What this task involves =
Return each line holding the string "Write".

Data supplied =
================

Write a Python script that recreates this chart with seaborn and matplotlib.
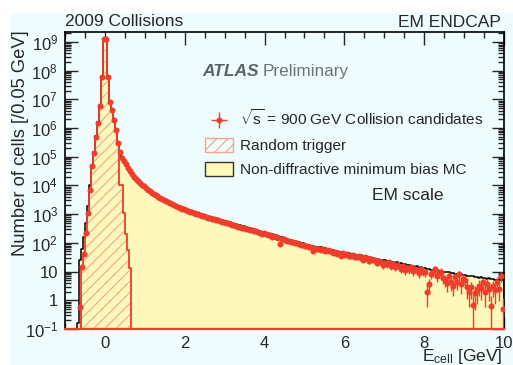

================

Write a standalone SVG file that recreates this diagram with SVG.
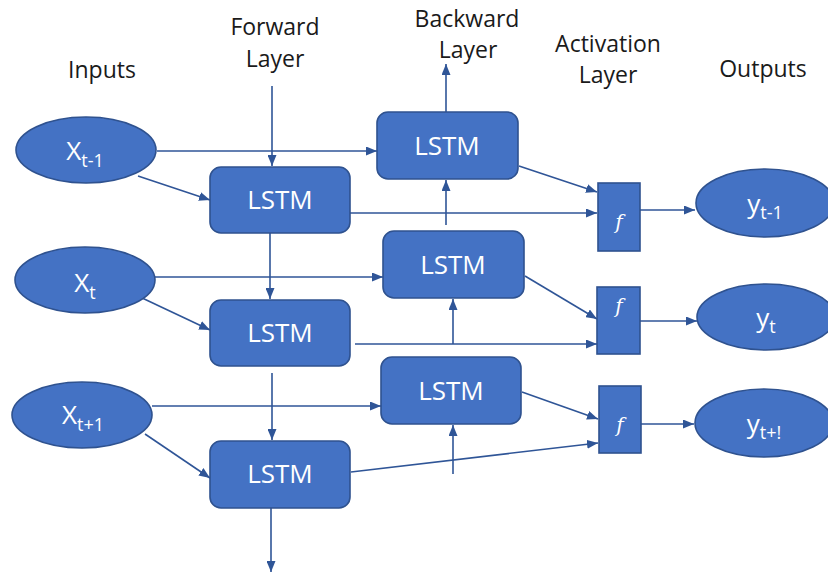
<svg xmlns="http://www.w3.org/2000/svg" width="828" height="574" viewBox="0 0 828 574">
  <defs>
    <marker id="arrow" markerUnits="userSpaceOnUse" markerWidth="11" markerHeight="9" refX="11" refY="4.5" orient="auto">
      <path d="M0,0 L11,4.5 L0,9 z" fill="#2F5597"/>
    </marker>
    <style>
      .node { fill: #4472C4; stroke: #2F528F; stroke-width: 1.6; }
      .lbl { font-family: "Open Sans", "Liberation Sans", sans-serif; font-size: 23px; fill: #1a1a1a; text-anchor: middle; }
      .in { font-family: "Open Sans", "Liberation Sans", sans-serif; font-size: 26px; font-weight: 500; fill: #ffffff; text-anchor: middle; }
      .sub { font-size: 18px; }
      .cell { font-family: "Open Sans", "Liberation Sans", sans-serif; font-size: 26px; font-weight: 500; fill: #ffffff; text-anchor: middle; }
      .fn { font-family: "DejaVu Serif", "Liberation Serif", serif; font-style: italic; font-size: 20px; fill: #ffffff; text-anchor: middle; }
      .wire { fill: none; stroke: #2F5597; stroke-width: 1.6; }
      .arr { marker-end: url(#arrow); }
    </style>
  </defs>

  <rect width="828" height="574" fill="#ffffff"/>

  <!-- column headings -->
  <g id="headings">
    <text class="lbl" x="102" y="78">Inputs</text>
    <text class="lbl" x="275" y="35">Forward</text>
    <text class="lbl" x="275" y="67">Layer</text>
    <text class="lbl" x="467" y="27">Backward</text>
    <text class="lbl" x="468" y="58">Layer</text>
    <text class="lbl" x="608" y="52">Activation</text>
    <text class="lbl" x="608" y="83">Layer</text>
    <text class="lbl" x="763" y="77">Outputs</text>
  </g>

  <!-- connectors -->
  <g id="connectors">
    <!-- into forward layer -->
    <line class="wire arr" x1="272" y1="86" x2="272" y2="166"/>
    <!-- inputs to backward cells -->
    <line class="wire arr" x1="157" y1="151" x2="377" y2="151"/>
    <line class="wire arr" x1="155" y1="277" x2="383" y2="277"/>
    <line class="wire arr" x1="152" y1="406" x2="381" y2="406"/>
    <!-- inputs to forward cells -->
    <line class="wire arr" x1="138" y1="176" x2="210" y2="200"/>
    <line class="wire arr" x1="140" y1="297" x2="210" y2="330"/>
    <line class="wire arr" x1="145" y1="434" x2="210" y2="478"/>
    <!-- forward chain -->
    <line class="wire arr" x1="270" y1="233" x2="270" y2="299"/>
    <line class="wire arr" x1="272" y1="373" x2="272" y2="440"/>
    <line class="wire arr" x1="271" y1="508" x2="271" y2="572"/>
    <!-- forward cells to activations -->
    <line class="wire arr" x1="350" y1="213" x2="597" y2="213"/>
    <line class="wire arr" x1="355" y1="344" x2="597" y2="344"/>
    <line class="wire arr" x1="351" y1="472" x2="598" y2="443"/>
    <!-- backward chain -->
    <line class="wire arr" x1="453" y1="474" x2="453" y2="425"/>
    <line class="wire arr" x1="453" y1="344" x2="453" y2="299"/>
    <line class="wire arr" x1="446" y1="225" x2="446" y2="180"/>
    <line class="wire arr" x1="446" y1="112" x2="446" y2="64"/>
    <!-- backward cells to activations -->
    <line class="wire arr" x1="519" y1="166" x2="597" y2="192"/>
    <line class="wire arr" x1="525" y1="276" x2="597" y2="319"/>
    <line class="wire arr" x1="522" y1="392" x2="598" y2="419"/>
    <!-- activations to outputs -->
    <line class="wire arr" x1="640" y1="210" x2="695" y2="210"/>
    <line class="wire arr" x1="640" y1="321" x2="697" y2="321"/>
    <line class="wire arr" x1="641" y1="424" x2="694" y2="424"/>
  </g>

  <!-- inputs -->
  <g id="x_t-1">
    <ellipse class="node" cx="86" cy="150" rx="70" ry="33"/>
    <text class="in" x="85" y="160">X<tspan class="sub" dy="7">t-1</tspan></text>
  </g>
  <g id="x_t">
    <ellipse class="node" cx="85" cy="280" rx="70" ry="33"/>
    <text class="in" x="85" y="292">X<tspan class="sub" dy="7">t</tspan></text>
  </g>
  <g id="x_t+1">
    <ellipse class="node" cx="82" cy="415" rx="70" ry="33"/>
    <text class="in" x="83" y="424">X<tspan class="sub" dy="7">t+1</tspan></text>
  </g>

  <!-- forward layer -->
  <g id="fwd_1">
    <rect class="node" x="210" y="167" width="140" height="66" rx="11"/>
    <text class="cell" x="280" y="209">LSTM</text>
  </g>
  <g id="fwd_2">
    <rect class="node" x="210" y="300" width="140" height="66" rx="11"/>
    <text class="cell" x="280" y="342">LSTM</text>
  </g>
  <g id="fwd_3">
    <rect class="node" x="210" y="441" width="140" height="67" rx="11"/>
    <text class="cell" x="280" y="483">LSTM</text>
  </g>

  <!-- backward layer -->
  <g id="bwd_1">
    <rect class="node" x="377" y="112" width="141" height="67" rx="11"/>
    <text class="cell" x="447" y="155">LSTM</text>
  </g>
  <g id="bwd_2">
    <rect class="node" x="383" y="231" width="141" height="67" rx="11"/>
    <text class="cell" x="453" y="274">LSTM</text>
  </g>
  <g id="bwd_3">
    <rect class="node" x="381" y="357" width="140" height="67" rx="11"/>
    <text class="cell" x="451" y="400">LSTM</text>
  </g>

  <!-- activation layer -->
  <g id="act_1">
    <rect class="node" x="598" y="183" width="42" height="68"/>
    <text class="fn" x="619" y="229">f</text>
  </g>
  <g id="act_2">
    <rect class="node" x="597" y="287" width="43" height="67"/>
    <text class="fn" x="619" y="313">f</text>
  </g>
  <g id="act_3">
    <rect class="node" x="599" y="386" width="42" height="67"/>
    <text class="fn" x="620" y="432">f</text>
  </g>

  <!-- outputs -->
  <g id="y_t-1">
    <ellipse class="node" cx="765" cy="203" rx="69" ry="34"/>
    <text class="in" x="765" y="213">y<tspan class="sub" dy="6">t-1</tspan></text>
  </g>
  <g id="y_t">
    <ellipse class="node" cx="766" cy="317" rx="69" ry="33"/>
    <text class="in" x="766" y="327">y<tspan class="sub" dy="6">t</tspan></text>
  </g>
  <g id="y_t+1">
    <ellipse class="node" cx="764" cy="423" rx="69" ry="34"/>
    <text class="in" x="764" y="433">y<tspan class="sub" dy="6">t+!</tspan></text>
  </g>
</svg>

================

Answer to this problem =
Write a Python script that recreates this chart with seaborn and matplotlib.
Write a standalone SVG file that recreates this diagram with SVG.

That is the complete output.